The quantitative box is characterized by experimental and quasi experimental designs, which employ statical analysis to determine the degree to which an intervention has had impact (attribution analysis). For instance, randomly controlled trials (RCTs) compare the effects of an intervention on a randomly selected sample of the target population against a group that did not receive it. However, by focusing on individual outcomes and controlling for observable and non-observable characteristics, RCTs can overlook the effects of multiple inputs on various outcomes typical of complex systems, potentially missing unintended consequences beyond the intervention logic. Their limitations remind us that the same complexities that make development hard to achieve make it hard to measure.

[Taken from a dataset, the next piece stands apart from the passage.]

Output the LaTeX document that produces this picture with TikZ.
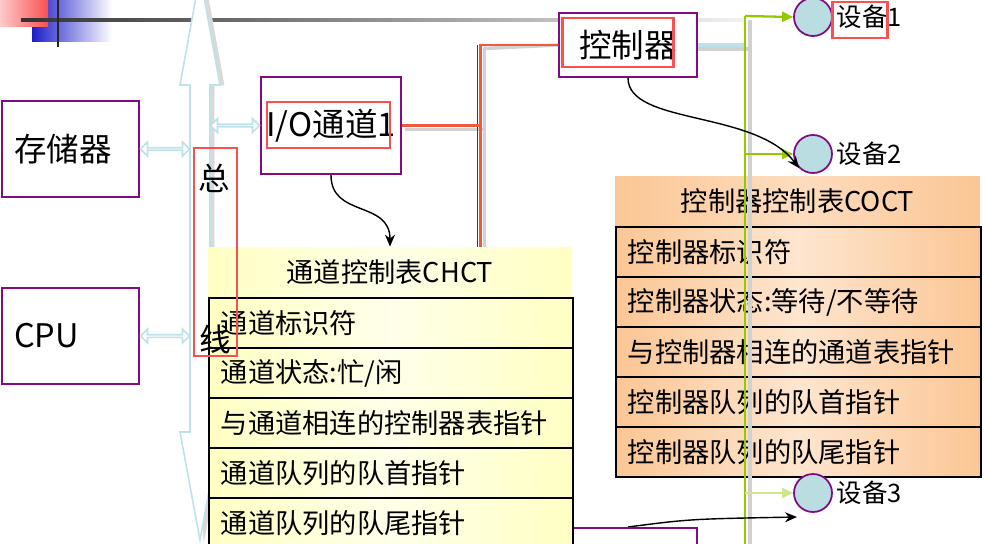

Historical origins and consequences

In summary, despite the increasing enthusiasm for complexity-responsive and systems-savvy methods, ‘evaluation-as-usual’ is largely commissioned and employed for accountability purposes, retarding its potential to promote the adaptive learning and innovation required for transformational change. OAD is characterized by a fixation on quantitative methodologies to assess the degree to which an intervention achieved its predetermined results. This may make the measurement of and accountability to these results more doable, but it is ultimately reductionist, restricting inquiry and hindering emergent learning and innovation essential for transformational change work.

OAD, along with the other bad habits it fuels, reminds us that evaluation is embedded in the political economy, influenced by the same market and power dynamics that shape the interventions under evaluation. Box 1 summarizes the historical roots of OAD. To a large extent, the current practice of international development evaluation matured in the 1990s with the ascendancy of results-based management (RBM) as the dominant paradigm. RBM extended the “principle-agent theory” in the private sector to the public and civic sectors, later known as the New Public Management (Vedung 2010 and Muller 2018). It is a business model premised on the belief that the interests of agents will diverge from the principals unless performance metrics are used to report to the principals to ensure the agents perform accountably. Historically, this trend coincided with the neoliberalism of Reaganomics and Thatcherism, and the belief that it was desirable to create marketlike conditions within the public and civic sectors so they could be run more like a business.

An especially troubling outcome is that OAD undermines the core value proposition of evaluation. The most widely accepted definition of evaluation, from evaluation pioneer Michael Scriven, is deceptively straightforward: to “judge the merit, worth, and significance of things.” However, when evaluation seeks to replace judgement with standardized measurement, it risks consigning itself to a descriptive, tick-box, accounting exercise that steers clear of judgment rather than providing it. It is paradoxical that Michael Scriven later coined the term ‘valuephobia’ to caution against this trend that erodes evaluation’s fundamental tenets. Perversely, “the snake of accountability eats its own tail,”(Muller 2018).

Conclusion

In closing, accountability is not inherently bad, but an Obsessive Accountability Disorder is, handicapping evaluation’s transformational potential. It reinforces a narrow focus on whether things are done right versus whether the right things are being done in the first place. Like any addiction, confronting the problem is the first step towards recovery, carrying the kernel of its solution. OAD and its associated bad habits point toward the inner transformation evaluation requires if it is to contribute to the broader transformational agenda.